Read more: NHS Tayside needs £12m bailout by April
The only surprising factor is that executives were effectively "cooking the books" to mask how dire their finances had become. It is regrettable that that they felt the need to use money meant for digital healthcare to obscure the situation instead of simply asking for extra brokerage.
NHS Tayside has struggled with its finances for many reasons. It has the largest property footprint in the country which means substantial overheads for rent or PFI repayments, building repairs and electricity bills. It spends more on agency nursing staff and more per head prescribing medicines, with an overspend of £6.7m on drugs in 2016/17 alone.
NHS Tayside is not alone though. Both NHS Highland and NHS Ayrshire and Arran have requested emergency brokerage so far in 2018, at sums of £15m and £23m respectively.

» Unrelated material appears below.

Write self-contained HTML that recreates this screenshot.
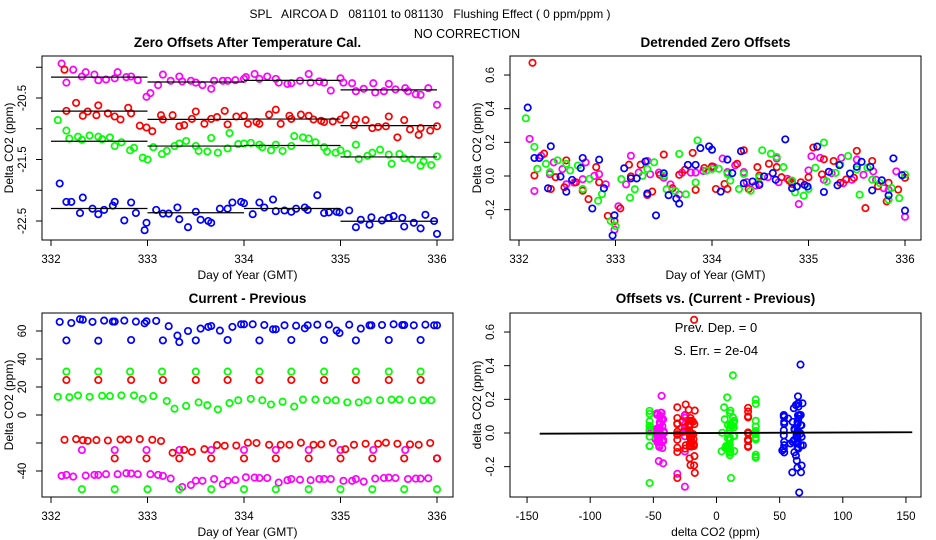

Read more: NHS Tayside 'misrepresented' accounts for six years
At the root of it all is underinvestment in healthcare nationally. While health spending is at record levels, it is running far short of inflation and has done since 2010 as Westminster-level austerity policies squeezed public expenditure. This is felt acutely in the NHS where inflation runs much higher than standard measures such as CPI or RPI, thanks largely to spiralling drug and staff costs.
As a result, record health spending is coinciding with historic pressures on health boards to cut costs, all at a time when the population is ageing.
Health boards try to make savings by closing hospital beds, only to have to keep them open because a shortage of care home places or community-based social care means there is nowhere for elderly patients to go.
Read more: Auditor warns NHS Tayside needs to save £200m over five years
They set drugs budgets, only to have them upturned by sudden price spikes as supplies run low or by the ever-expanding list of new medications approved by the Scottish Medicines Consortium. The SMC only assesses cost-effectiveness, not affordability to health boards.
And how do health boards stick to staffing budgets when the only way to safely staff wards and GP surgeries in some rural areas is by paying locums £1000 a day? Without a substantial increases public spending brokerage will become the norm, not the exception.